Les laissés pour compte étaient nombreux et les discriminations multiples ; les populations exprimaient une triple exigence : celle de la liberté, de l’emploi et de la dignité, mais aussi, celle de meilleures conditions sociales et celle de plus grandes opportunités économiques. Depuis, seule l’exigence de liberté d’expression a trouvé quelque peu d’écho, malgré des escarmouches quotidiennes pour sa remise en cause. Mais la société civile est là, elle veille au grain. Les autres exigences sont à la fois liées et plus difficiles à contenter. Leur satisfaction passe par une remise à plat et la reconstruction du modèle de développement économique et social en vigueur jusque là. L’objectif ultime est évidemment de donner à chacun la possibilité d’accéder à un emploi en rapport avec ses qualifications et en ligne avec ses aspirations. Comme partout ailleurs, le règlement du problème du chômage doit recevoir deux réponses simultanées et différenciées. Il doit bénéficier d’abord d’un traitement social, autour des valeurs de la solidarité, de la cohésion et de l’inclusion, ce qui permettrait de faire que tout tunisien se sente partie de la collectivité nationale et que personne ne se sente exclu ou laissé pour compte. Cette approche est coûteuse mais inéluctable. En parallèle, le chômage doit bénéficier d’un traitement économique. Seule l’entreprise et plus particulièrement celle privée est en mesure, à terme, de répondre de manière viable et pérenne à la demande d’emplois. Elle le fera à travers ses investissements. Or, ceux-ci sont en panne depuis longtemps.

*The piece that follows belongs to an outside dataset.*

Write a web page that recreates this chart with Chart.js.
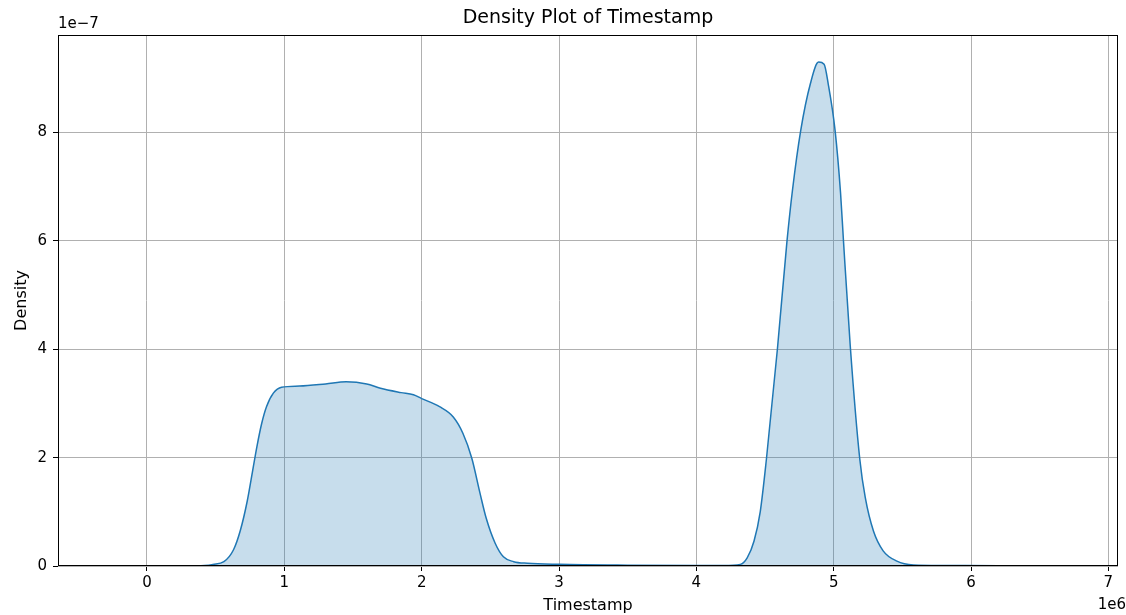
<!doctype html>
<html lang="en">
  <head>
    <meta charset="UTF-8" />
    <title>Density Plot of Timestamp</title>
    <script src="https://cdn.jsdelivr.net/npm/chart.js"></script>
    <style>
      body {
        margin: 0;
        background: #ffffff;
      }
      .wrap {
        width: 1126px;
        height: 615px;
      }
    </style>
  </head>
  <body>
    <div class="wrap"><canvas id="kde"></canvas></div>
    <script>
      // x in units of 1e6, density in units of 1e-7 (matching the axis offset labels)
      const timestamps = [
        -0.28, 0.0, 0.3, 0.42, 0.48, 0.56, 0.63, 0.68, 0.73, 0.77, 0.8, 0.835, 0.87, 0.92, 0.98,
        1.11, 1.3, 1.45, 1.6, 1.7, 1.85, 1.94, 2.0, 2.13, 2.23, 2.3, 2.365, 2.425, 2.47, 2.535,
        2.595, 2.67, 2.77, 3.0, 3.5, 4.0, 4.2, 4.32, 4.37, 4.42, 4.465, 4.51, 4.59, 4.66,
        4.7, 4.76, 4.83, 4.89, 4.93, 4.96, 5.01, 5.05, 5.07, 5.12, 5.19, 5.23, 5.29, 5.36, 5.46,
        5.58, 5.8, 6.2, 6.75
      ];
      const density = [
        0, 0, 0, 0.01, 0.03, 0.08, 0.3, 0.66, 1.2, 1.77, 2.2, 2.63, 2.94, 3.19, 3.3,
        3.32, 3.36, 3.4, 3.36, 3.28, 3.2, 3.16, 3.09, 2.94, 2.75, 2.45, 1.99, 1.34, 0.88, 0.42,
        0.17, 0.08, 0.05, 0.03, 0.015, 0.01, 0.01, 0.03, 0.15, 0.46, 1.0, 1.97, 4.0, 6.0,
        6.94, 8.04, 8.9, 9.3, 9.26, 8.9, 8.04, 6.88, 6.05, 4.08, 1.97, 1.26, 0.64, 0.28, 0.09,
        0.02, 0.01, 0.005, 0
      ];
      const xTicks = [0, 1, 2, 3, 4, 5, 6, 7];
      const yTicks = [0, 2, 4, 6, 8];

      const font = "DejaVu Sans";

      // matplotlib-like frame, title and offset labels
      const frame = {
        id: "frame",
        afterDraw(chart) {
          const { ctx, chartArea: a } = chart;
          ctx.save();
          ctx.strokeStyle = "#000";
          ctx.lineWidth = 1;
          ctx.strokeRect(a.left + 0.5, a.top + 0.5, a.right - a.left - 1, a.bottom - a.top - 1);
          ctx.fillStyle = "#000";
          ctx.font = "19px '" + font + "'";
          ctx.textAlign = "center";
          ctx.textBaseline = "middle";
          ctx.fillText("Density Plot of Timestamp", (a.left + a.right) / 2, 18);
          ctx.font = "15px '" + font + "'";
          ctx.textAlign = "left";
          ctx.fillText("1e\u22127", a.left, 24);
          ctx.textAlign = "right";
          ctx.fillText("1e6", 1126, 605);
          ctx.restore();
        }
      };

      new Chart(document.getElementById("kde"), {
        type: "line",
        data: {
          datasets: [
            {
              data: timestamps.map((t, i) => ({ x: t, y: density[i] })),
              borderColor: "#1f77b4",
              borderWidth: 1.5,
              backgroundColor: "rgba(31, 119, 180, 0.25)",
              fill: "origin",
              pointRadius: 0,
              cubicInterpolationMode: "monotone"
            }
          ]
        },
        options: {
          responsive: true,
          maintainAspectRatio: false,
          animation: false,
          layout: { padding: { top: 35, right: 8, left: 0, bottom: 0 } },
          plugins: {
            legend: { display: false },
            tooltip: { enabled: false },
            title: { display: false }
          },
          scales: {
            x: {
              type: "linear",
              min: -0.648,
              max: 7.07,
              afterBuildTicks: (s) => { s.ticks = xTicks.map((v) => ({ value: v })); },
              afterFit: (s) => { s.height = 49; },
              grid: { color: "#b0b0b0", lineWidth: 1, tickColor: "#000", tickLength: 5 },
              border: { display: false },
              ticks: { color: "#000", font: { family: font, size: 15 }, padding: 3, maxRotation: 0 },
              title: {
                display: true,
                text: "Timestamp",
                color: "#000",
                font: { family: font, size: 16 },
                padding: { top: 0, bottom: 0 }
              }
            },
            y: {
              min: 0,
              max: 9.8,
              afterBuildTicks: (s) => { s.ticks = yTicks.map((v) => ({ value: v })); },
              afterFit: (s) => { s.width = 58; },
              grid: { color: "#b0b0b0", lineWidth: 1, tickColor: "#000", tickLength: 5 },
              border: { display: false },
              ticks: { color: "#000", font: { family: font, size: 15 }, padding: 6 },
              title: {
                display: true,
                text: "Density",
                color: "#000",
                font: { family: font, size: 16 },
                padding: { top: 12, bottom: 0 }
              }
            }
          }
        },
        plugins: [frame]
      });
    </script>
  </body>
</html>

L’investissement privé ne se décrète pas
L’investissement privé est une prise de risque, un pari sur l’avenir. Il ne se décrète pas. Il se constate. Pour se déclencher, il a besoin d’ingrédients élémentaires. Ceux-ci ont pour noms : sécurité, stabilité institutionnelle, prédictibilité de l’environnement économique et politique, existence et stabilité de la règle de droit, indépendance de la justice et capacité à mettre en œuvre ses décisions dans des délais raisonnables, compétence et neutralité de l’administration, vision partagée et volonté solidaire des partenaires sociaux et des parties prenantes pour aller de l’avant, bref, un environnement des affaires favorables et « amical ». Le chef d’entreprise est en situation permanente d’évaluation et d’arbitrage en matière de gestion des risques. Il assume ceux de nature commerciale, technique et financière. Il ne peut en aucun cas prendre à sa charge ceux relatifs à l’opacité de l’environnement, à l’insécurité et l’instabilité des institutions ou à l’absence de règles de droit.
La feuille de route politique doit être clarifiée et adoptée, le consensus privilégié, le gouvernement resserré et fortement coordonné.
La coalition au pouvoir est aux commandes de l’État depuis bientôt un an et très peu de ces sujets ont fait partie de ses préoccupations jusque là. L’absence de vision, de projets et d’expérience de l’exercice du pouvoir, mais également la conviction de la primauté du politique sur le reste et la gestion des agendas électoraux des uns et des autres aboutissent aujourd’hui à une dégradation accélérée de la situation économique et sociale et au défaut de perspectives sur l’échéancier et les modalités de sortie de la crise. Ni la multiple dégradation de la note souveraine du pays, ni sa sortie des écrans radars du World Economic Forum de Davos ne sont graves, pris séparément. Cependant, leur conjonction est une alerte forte que les autorités tunisiennes devraient prendre au sérieux pour corriger le tir. La feuille de route politique doit être clarifiée et adoptée, le consensus privilégié, le gouvernement resserré et fortement coordonné, une vision solidaire et inclusive clairement déclinée et l’impératif économique reconnu et placé en toute première priorité.
C’est à ce prix là que la Tunisie pourrait renouer avec le chemin de l’investissement privé et de la croissance et les opérateurs économiques avec celui de la confiance et de l’engagement.